#### Source data
════

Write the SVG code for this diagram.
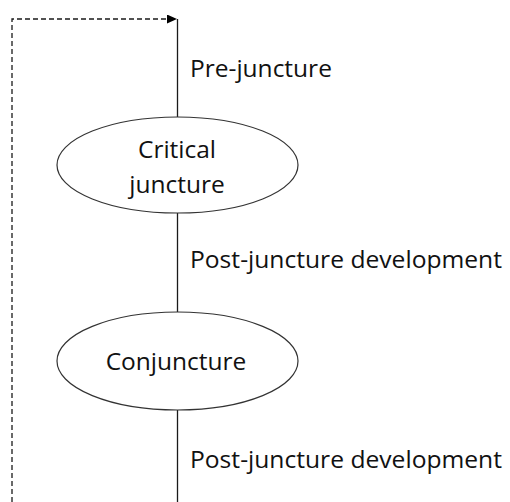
<svg xmlns="http://www.w3.org/2000/svg" width="510" height="502" viewBox="0 0 510 502">
<style>
.line{stroke:#1a1a1a;stroke-width:1.3;fill:none}
.dash{stroke:#1a1a1a;stroke-width:1.3;fill:none;stroke-dasharray:5 3}
.node{fill:#fff;stroke:#333;stroke-width:1.2}
.t{font-family:"Open Sans","Noto Sans",sans-serif;font-size:24.5px;fill:#111}
.c{text-anchor:middle}
</style>
<defs>
<marker id="arr" markerWidth="12" markerHeight="12" refX="10" refY="4.5" orient="auto" markerUnits="userSpaceOnUse">
<path d="M0,0 L10,4.5 L0,9 Z" fill="#000"/>
</marker>
</defs>
<rect width="510" height="502" fill="#fff"/>
<g id="connectors">
<path class="dash" d="M12,502 V19 H177" marker-end="url(#arr)"/>
<path class="line" d="M177.5,19 V117"/>
<path class="line" d="M177.5,213 V312"/>
<path class="line" d="M177.5,410 V502"/>
</g>
<g id="critical-juncture">
<ellipse class="node" cx="177.5" cy="165" rx="120.5" ry="48"/>
<text class="t c" x="177" y="158">Critical</text>
<text class="t c" x="177" y="193">juncture</text>
</g>
<g id="conjuncture">
<ellipse class="node" cx="177.5" cy="361" rx="120.5" ry="49"/>
<text class="t c" x="176" y="370">Conjuncture</text>
</g>
<g id="labels">
<text class="t" x="190" y="77">Pre-juncture</text>
<text class="t" x="190" y="268" textLength="312" lengthAdjust="spacingAndGlyphs">Post-juncture development</text>
<text class="t" x="190" y="468" textLength="312" lengthAdjust="spacingAndGlyphs">Post-juncture development</text>
</g>
</svg>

════

#### Exercise prompt
Repeat the data exactly, dropping every picture it holds.

#### The result
Write the SVG code for this diagram.
<svg xmlns="http://www.w3.org/2000/svg" width="510" height="502" viewBox="0 0 510 502">
<style>
.line{stroke:#1a1a1a;stroke-width:1.3;fill:none}
.dash{stroke:#1a1a1a;stroke-width:1.3;fill:none;stroke-dasharray:5 3}
.node{fill:#fff;stroke:#333;stroke-width:1.2}
.t{font-family:"Open Sans","Noto Sans",sans-serif;font-size:24.5px;fill:#111}
.c{text-anchor:middle}
</style>
<defs>
<marker id="arr" markerWidth="12" markerHeight="12" refX="10" refY="4.5" orient="auto" markerUnits="userSpaceOnUse">
<path d="M0,0 L10,4.5 L0,9 Z" fill="#000"/>
</marker>
</defs>
<rect width="510" height="502" fill="#fff"/>
<g id="connectors">
<path class="dash" d="M12,502 V19 H177" marker-end="url(#arr)"/>
<path class="line" d="M177.5,19 V117"/>
<path class="line" d="M177.5,213 V312"/>
<path class="line" d="M177.5,410 V502"/>
</g>
<g id="critical-juncture">
<ellipse class="node" cx="177.5" cy="165" rx="120.5" ry="48"/>
<text class="t c" x="177" y="158">Critical</text>
<text class="t c" x="177" y="193">juncture</text>
</g>
<g id="conjuncture">
<ellipse class="node" cx="177.5" cy="361" rx="120.5" ry="49"/>
<text class="t c" x="176" y="370">Conjuncture</text>
</g>
<g id="labels">
<text class="t" x="190" y="77">Pre-juncture</text>
<text class="t" x="190" y="268" textLength="312" lengthAdjust="spacingAndGlyphs">Post-juncture development</text>
<text class="t" x="190" y="468" textLength="312" lengthAdjust="spacingAndGlyphs">Post-juncture development</text>
</g>
</svg>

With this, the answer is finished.